### Input records
§
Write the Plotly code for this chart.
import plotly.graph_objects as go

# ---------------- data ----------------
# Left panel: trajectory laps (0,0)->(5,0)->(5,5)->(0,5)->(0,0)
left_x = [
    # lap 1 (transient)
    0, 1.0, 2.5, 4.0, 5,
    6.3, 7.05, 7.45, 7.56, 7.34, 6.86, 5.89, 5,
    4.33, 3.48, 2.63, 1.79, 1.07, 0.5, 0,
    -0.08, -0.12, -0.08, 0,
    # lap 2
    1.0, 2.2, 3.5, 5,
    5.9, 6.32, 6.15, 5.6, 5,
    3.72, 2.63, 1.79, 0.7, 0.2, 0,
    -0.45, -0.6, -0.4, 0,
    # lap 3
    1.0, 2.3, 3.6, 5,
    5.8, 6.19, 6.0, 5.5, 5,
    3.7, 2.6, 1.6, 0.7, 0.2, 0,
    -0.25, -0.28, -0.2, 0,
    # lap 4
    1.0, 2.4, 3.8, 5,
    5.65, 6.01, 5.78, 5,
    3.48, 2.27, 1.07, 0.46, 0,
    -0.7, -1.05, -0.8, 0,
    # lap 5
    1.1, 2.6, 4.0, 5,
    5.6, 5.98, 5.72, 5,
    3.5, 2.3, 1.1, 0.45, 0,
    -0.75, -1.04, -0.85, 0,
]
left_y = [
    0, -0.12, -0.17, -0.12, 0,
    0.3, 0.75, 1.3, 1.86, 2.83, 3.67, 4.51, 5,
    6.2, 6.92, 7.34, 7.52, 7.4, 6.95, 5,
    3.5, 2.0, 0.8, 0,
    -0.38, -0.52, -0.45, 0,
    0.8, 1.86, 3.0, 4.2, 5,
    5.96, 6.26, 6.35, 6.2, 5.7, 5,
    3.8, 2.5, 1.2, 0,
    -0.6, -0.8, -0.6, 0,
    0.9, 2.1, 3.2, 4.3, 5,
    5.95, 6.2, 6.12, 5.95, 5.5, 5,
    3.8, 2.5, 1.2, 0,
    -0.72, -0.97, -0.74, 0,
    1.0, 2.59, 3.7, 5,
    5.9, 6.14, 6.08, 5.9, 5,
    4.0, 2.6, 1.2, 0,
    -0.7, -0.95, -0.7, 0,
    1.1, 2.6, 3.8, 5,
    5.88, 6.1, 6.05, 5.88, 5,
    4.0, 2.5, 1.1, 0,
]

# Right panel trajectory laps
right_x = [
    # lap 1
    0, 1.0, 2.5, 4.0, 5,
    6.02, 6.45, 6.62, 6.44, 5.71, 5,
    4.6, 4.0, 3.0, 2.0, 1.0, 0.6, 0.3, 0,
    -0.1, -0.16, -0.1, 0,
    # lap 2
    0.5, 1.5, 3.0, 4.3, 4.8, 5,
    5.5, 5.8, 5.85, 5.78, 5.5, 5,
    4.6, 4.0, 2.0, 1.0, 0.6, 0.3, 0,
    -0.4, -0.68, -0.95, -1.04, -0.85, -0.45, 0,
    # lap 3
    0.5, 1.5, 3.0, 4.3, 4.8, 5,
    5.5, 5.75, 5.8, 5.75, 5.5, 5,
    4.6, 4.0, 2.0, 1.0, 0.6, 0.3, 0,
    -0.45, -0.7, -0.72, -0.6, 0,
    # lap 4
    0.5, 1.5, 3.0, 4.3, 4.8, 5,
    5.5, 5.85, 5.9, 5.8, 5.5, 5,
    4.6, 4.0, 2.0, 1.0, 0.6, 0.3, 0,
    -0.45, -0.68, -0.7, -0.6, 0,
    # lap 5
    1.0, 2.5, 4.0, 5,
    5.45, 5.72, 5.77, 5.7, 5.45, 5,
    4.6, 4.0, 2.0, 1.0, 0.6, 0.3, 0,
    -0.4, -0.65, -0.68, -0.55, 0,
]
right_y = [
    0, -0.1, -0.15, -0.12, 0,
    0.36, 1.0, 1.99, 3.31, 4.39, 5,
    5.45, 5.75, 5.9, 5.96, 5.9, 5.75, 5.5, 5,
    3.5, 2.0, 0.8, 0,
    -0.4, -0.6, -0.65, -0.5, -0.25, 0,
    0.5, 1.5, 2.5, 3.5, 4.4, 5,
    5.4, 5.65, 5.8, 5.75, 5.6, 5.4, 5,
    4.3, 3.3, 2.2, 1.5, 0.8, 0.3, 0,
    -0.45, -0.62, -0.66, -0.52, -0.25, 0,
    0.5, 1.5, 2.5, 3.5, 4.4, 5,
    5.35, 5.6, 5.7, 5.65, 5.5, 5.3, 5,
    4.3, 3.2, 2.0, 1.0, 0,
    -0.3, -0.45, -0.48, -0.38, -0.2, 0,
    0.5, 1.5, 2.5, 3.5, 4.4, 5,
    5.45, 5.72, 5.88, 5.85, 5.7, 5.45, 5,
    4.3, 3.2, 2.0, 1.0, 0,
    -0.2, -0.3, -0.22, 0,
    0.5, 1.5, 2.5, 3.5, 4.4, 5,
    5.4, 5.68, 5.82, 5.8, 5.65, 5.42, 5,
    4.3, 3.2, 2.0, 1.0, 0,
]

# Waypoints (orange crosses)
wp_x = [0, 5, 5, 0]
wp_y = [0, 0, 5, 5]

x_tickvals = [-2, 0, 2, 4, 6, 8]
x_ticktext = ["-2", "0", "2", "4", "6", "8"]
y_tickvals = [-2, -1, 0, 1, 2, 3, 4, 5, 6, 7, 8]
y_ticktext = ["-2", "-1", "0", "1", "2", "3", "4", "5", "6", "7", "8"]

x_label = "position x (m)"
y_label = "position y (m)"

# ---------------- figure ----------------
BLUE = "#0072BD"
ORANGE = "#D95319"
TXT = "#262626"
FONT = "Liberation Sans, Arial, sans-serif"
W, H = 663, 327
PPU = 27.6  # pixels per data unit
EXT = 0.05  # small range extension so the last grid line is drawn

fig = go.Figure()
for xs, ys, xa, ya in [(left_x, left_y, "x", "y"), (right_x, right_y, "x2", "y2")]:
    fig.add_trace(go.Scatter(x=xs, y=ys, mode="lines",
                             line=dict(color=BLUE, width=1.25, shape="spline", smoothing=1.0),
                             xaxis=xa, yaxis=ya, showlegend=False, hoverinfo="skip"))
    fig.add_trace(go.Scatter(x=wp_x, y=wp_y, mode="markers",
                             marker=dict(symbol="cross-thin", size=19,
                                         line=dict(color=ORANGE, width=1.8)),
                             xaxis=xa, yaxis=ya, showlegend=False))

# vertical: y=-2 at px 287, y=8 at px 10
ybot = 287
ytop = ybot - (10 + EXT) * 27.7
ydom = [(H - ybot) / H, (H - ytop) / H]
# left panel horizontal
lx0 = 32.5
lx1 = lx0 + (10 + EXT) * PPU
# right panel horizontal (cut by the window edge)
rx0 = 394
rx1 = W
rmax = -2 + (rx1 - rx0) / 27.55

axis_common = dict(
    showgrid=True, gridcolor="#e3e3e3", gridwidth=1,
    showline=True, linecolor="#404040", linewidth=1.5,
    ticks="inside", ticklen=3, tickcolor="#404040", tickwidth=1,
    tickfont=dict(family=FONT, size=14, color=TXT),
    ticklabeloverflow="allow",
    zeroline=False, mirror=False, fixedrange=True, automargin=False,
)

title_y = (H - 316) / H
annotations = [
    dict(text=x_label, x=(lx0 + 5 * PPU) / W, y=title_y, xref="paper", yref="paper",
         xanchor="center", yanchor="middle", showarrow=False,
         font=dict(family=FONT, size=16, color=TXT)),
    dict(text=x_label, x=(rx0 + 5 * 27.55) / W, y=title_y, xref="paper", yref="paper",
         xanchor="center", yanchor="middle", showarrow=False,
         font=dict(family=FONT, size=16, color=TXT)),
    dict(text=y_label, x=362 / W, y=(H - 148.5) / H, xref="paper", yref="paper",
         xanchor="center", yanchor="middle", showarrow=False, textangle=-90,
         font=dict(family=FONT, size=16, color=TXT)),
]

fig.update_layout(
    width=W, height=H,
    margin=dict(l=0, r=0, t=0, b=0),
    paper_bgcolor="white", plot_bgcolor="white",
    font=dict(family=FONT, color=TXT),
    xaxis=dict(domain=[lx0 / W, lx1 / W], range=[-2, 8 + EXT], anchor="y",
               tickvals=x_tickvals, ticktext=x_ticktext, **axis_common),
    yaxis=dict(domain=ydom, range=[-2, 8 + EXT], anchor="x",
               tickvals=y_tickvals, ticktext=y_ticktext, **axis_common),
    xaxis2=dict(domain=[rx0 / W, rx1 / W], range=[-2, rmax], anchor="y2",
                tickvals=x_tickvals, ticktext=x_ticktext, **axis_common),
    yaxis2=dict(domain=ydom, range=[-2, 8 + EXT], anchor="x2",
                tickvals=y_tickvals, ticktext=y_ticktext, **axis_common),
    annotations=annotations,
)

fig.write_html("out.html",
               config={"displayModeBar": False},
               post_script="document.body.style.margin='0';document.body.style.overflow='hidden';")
§
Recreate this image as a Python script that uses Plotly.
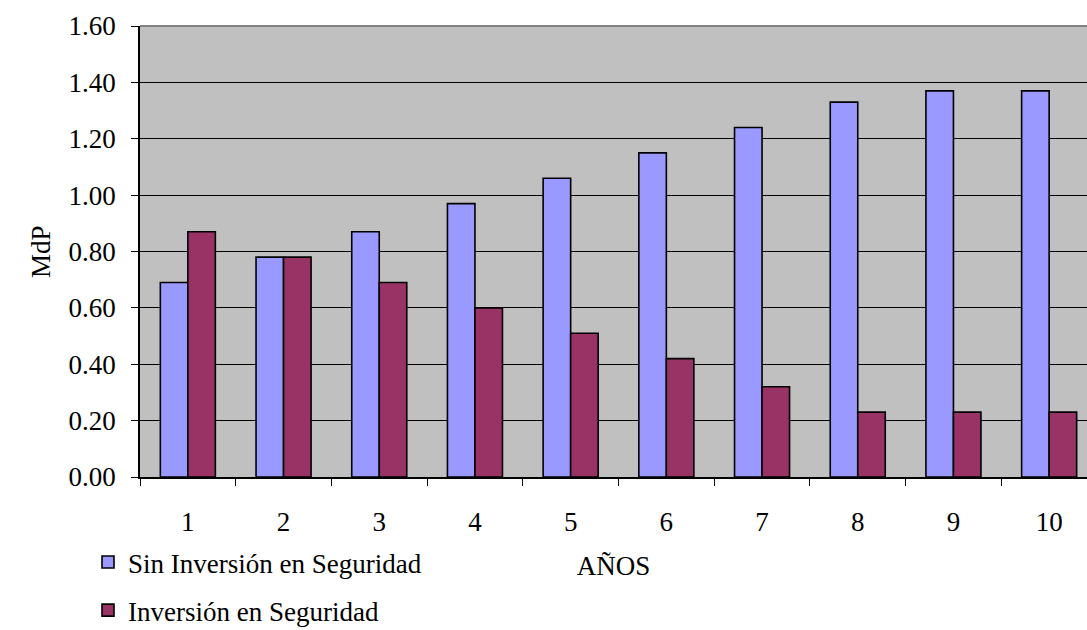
§
### Exercise objective
Exact duplication is required for the lines above, from the line that contains "Write the Plotly code for this chart." to the line that contains "import plotly.graph_objects as go", inclusive; omit all others.

### Written reply
Write the Plotly code for this chart.
import plotly.graph_objects as go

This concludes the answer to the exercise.